Exercise brief: Restate word for word the lines of the records below, starting at the line that contains "Write a component" and ending at the line that contains "import * as", with both of those lines included and nothing else.

Data shown:
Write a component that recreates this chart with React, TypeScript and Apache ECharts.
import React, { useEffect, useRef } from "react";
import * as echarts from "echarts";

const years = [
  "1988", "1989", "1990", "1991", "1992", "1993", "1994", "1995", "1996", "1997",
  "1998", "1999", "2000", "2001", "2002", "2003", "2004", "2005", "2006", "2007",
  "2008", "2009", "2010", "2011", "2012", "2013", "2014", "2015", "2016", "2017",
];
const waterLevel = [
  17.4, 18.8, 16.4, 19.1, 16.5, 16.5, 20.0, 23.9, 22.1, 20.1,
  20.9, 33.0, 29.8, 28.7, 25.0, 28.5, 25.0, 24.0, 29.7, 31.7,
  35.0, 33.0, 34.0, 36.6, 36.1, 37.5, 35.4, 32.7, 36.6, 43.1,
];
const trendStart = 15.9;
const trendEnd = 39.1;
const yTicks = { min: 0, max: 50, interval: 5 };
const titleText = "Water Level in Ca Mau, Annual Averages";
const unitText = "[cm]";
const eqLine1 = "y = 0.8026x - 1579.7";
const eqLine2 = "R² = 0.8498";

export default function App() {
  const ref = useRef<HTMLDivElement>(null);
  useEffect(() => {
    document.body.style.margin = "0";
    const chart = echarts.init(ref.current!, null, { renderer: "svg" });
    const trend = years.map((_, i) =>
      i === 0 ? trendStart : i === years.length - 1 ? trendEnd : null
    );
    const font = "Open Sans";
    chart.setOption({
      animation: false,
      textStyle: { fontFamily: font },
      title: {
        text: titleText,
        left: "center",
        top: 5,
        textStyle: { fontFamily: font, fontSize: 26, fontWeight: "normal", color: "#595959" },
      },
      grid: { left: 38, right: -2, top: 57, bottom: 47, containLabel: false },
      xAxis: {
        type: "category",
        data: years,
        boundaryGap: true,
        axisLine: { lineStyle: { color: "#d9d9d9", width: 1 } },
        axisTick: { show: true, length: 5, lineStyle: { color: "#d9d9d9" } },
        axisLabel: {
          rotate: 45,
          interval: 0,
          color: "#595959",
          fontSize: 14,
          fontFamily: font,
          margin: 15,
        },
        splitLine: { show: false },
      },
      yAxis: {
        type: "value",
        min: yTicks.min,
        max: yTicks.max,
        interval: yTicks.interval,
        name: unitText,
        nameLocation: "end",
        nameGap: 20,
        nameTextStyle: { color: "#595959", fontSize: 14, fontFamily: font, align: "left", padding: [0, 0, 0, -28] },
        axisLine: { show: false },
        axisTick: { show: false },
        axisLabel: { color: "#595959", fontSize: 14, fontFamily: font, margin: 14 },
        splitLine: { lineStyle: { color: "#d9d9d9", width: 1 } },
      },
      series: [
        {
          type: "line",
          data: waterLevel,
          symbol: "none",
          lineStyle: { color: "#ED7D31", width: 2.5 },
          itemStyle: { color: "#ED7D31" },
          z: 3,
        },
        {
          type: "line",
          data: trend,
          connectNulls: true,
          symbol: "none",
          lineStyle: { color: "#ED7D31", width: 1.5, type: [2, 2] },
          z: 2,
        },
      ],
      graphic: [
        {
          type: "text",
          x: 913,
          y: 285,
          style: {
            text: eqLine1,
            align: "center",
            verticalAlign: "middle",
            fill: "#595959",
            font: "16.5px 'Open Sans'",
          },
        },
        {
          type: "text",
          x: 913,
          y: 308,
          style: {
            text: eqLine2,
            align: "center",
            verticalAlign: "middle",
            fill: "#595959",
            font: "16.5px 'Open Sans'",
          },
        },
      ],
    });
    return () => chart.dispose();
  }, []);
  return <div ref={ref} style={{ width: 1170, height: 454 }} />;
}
==
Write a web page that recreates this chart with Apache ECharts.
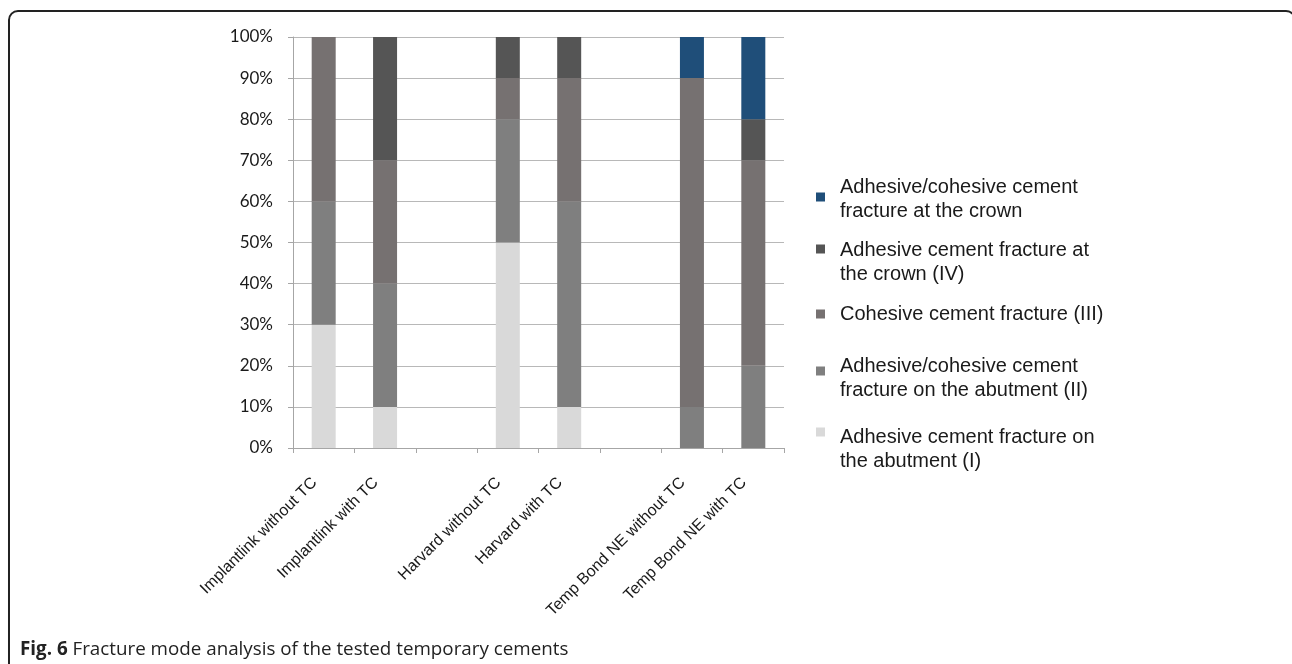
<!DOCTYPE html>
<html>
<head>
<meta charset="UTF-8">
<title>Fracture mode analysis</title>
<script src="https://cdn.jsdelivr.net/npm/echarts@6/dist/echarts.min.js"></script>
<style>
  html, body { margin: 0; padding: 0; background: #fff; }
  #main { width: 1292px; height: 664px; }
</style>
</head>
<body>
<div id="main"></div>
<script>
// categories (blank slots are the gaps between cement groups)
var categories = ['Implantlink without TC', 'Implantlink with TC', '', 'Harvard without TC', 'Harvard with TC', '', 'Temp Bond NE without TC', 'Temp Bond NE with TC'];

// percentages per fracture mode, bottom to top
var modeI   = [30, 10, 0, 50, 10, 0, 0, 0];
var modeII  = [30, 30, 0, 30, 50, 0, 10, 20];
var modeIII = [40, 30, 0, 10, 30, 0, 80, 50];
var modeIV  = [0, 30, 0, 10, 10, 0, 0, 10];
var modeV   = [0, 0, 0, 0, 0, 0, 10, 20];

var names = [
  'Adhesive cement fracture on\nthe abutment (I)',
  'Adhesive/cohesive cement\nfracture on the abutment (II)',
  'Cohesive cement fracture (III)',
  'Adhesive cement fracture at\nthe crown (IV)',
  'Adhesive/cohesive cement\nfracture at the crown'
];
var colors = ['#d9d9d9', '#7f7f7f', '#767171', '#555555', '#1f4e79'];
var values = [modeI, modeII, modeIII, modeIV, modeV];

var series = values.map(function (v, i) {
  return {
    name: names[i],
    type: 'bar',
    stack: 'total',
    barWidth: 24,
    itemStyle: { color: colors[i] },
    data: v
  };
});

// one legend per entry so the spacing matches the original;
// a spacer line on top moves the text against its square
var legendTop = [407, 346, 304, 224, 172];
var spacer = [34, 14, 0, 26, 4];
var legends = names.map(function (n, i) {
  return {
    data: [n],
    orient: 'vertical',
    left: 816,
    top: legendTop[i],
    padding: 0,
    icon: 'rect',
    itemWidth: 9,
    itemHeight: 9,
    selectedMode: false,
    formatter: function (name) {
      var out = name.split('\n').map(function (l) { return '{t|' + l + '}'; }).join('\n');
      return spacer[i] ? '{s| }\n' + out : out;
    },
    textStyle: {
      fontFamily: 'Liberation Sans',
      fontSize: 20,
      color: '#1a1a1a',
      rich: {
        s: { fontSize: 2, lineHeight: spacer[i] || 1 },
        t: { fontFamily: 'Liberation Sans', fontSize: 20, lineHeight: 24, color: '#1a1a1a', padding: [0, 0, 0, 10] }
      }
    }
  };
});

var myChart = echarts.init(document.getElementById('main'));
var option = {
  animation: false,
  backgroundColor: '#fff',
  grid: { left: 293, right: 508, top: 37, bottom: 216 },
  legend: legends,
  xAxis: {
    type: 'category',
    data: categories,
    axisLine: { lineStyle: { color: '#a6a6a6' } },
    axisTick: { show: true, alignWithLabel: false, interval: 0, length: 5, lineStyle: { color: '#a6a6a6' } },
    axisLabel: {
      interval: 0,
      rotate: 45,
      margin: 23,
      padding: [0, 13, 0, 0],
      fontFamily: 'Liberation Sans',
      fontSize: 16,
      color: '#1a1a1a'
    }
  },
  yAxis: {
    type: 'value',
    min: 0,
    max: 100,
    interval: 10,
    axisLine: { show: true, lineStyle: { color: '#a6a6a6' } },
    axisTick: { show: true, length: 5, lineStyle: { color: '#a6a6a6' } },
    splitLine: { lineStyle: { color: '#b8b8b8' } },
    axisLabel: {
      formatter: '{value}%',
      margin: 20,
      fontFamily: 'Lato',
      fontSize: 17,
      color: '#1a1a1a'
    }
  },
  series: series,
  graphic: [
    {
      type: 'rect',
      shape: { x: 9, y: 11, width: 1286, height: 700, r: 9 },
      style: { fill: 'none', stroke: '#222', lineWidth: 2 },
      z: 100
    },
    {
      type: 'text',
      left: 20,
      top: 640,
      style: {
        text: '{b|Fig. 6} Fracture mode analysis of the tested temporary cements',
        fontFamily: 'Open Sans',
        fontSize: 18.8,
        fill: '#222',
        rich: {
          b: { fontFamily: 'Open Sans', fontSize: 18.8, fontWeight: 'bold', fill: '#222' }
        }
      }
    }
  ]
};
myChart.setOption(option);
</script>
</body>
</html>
--
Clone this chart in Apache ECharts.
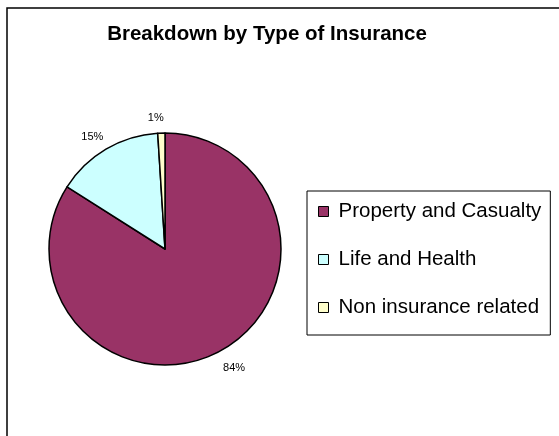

Exercise solution:
Write a component that recreates this chart with React, TypeScript and Apache ECharts.
import React, { useEffect, useRef } from "react";
import * as echarts from "echarts";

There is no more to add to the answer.